Mankiw’s assertion can be defended on narrow, technical grounds. There was no run by retail depositors (people like you and me) against commercial banks. We were protected by deposit insurance. But there was a huge run — a panic — by institutional investors (pension funds, hedge funds, insurance companies, endowments) that withdrew funds from traditional banks, investment banks and the commercial paper market.
…Mankiw’s textbook needs more than a touch-up; it needs a major overhaul. It has very little history: for example, the industrialization of the 19th century. Nor is there much about the expansion of the global economy. China gets a few mentions.
The market for principles textbooks, however, is competitive and there are alternatives to Mankiw. Krugman and Wells, for example, have a lot of very interesting boxes on the world economy and historical events. Modern Principles of Economics doesn’t use boxes but we illustrate the principles of economics with historical events and, of course, we use tech companies such as Facebook and Apple to discuss network effects and coordination games. Samuelson is a bit harsh on Mankiw, however, because it’s very easy to overwhelm students with details. Like physics, economics is powerful because it explains many things with a handful of principles. It’s true that Mankiw’s book doesn’t have much history or color–his paradigmatic market is the market for ice cream–but abstraction can focus attention. The tradeoff, of course, is that it can also lead to vanilla economics. But the Mankiw text is clearly written and the micro text is especially well organized, one reason we chose a similar organization for Modern Principles.
In Modern Principles we illustrate the ideas with more interesting markets but we work with them repeatedly so students don’t become overwhelmed. Our paradigmatic market is the market for oil. We use it to teach supply and demand, cartels, and the importance of real macroeconomic shocks. Using the market for oil also lets us teach about some important events in world history such as the OPEC oil crisis and the industrialization of China.

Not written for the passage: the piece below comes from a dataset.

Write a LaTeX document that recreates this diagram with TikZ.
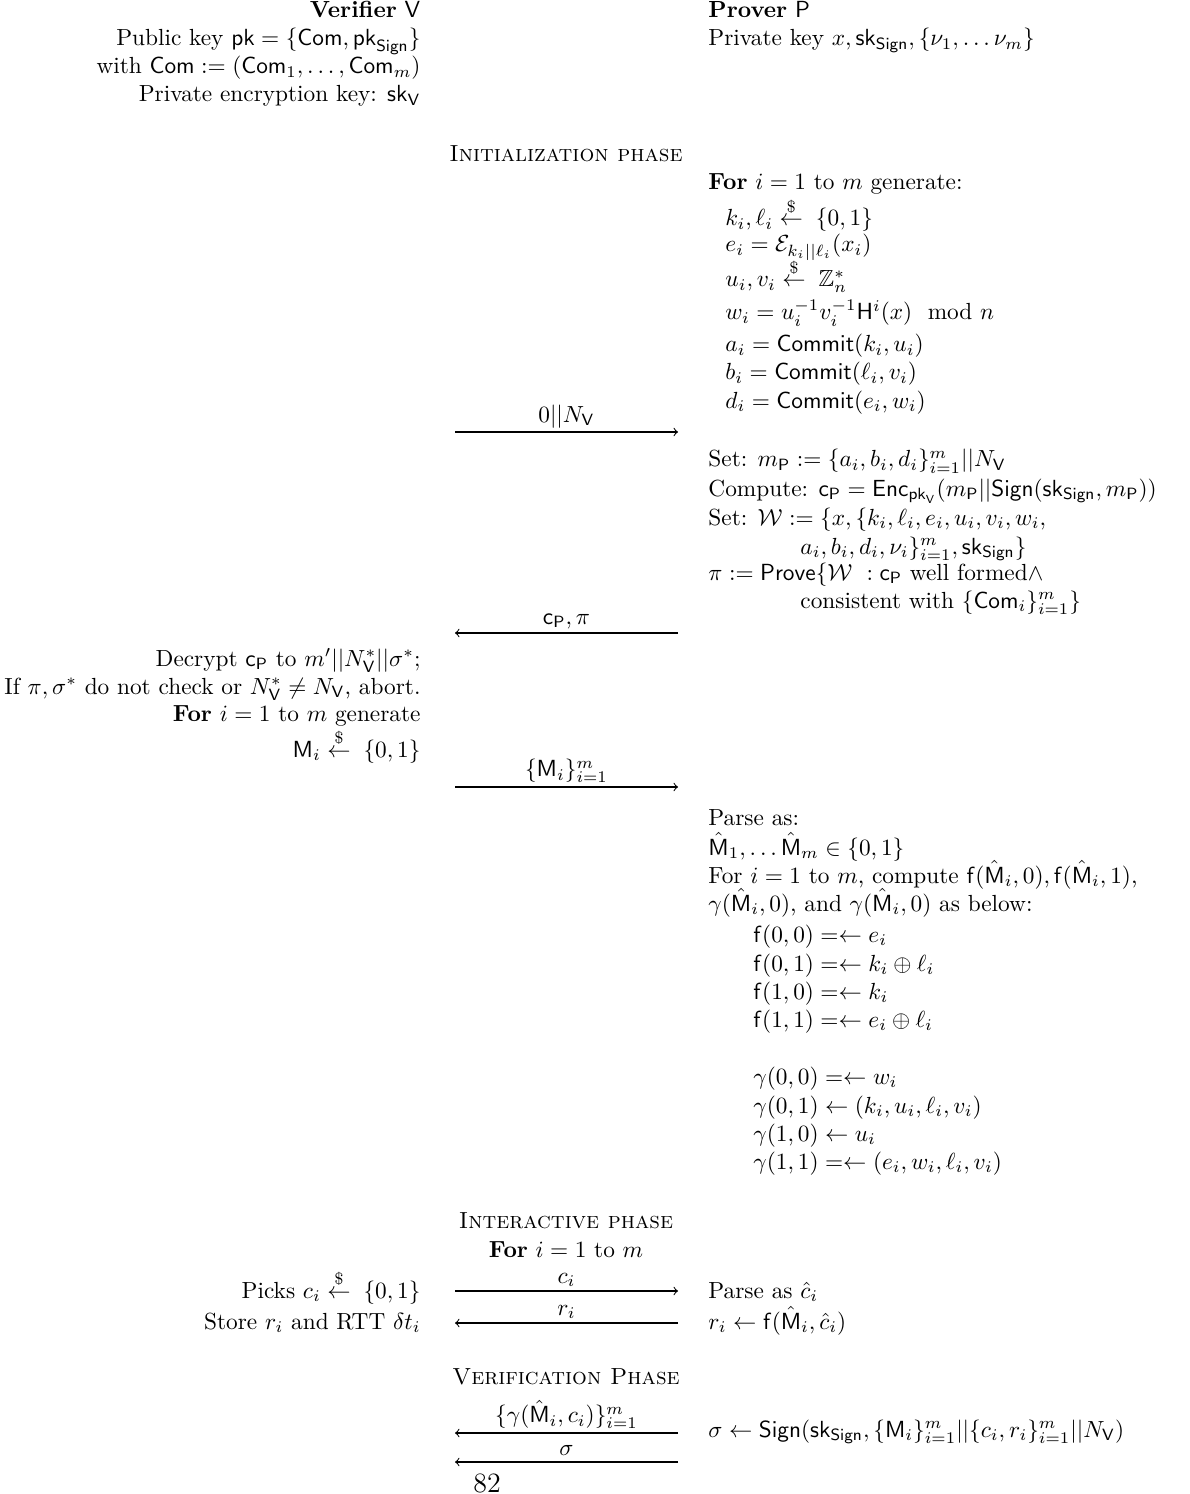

Samuelson is correct that the financial crisis was a run on the shadow banks but he’s incorrect that this isn’t taught to students of Econ 101. Here’s Tyler on the financial crisis. He covers leverage, securitization, asymmetric information, bank runs, fire sales and the rise of the shadow banking system. Students with the right textbook are well informed about the financial crisis and the economic principles that can help us to understand, analyze and perhaps avoid future financial crises.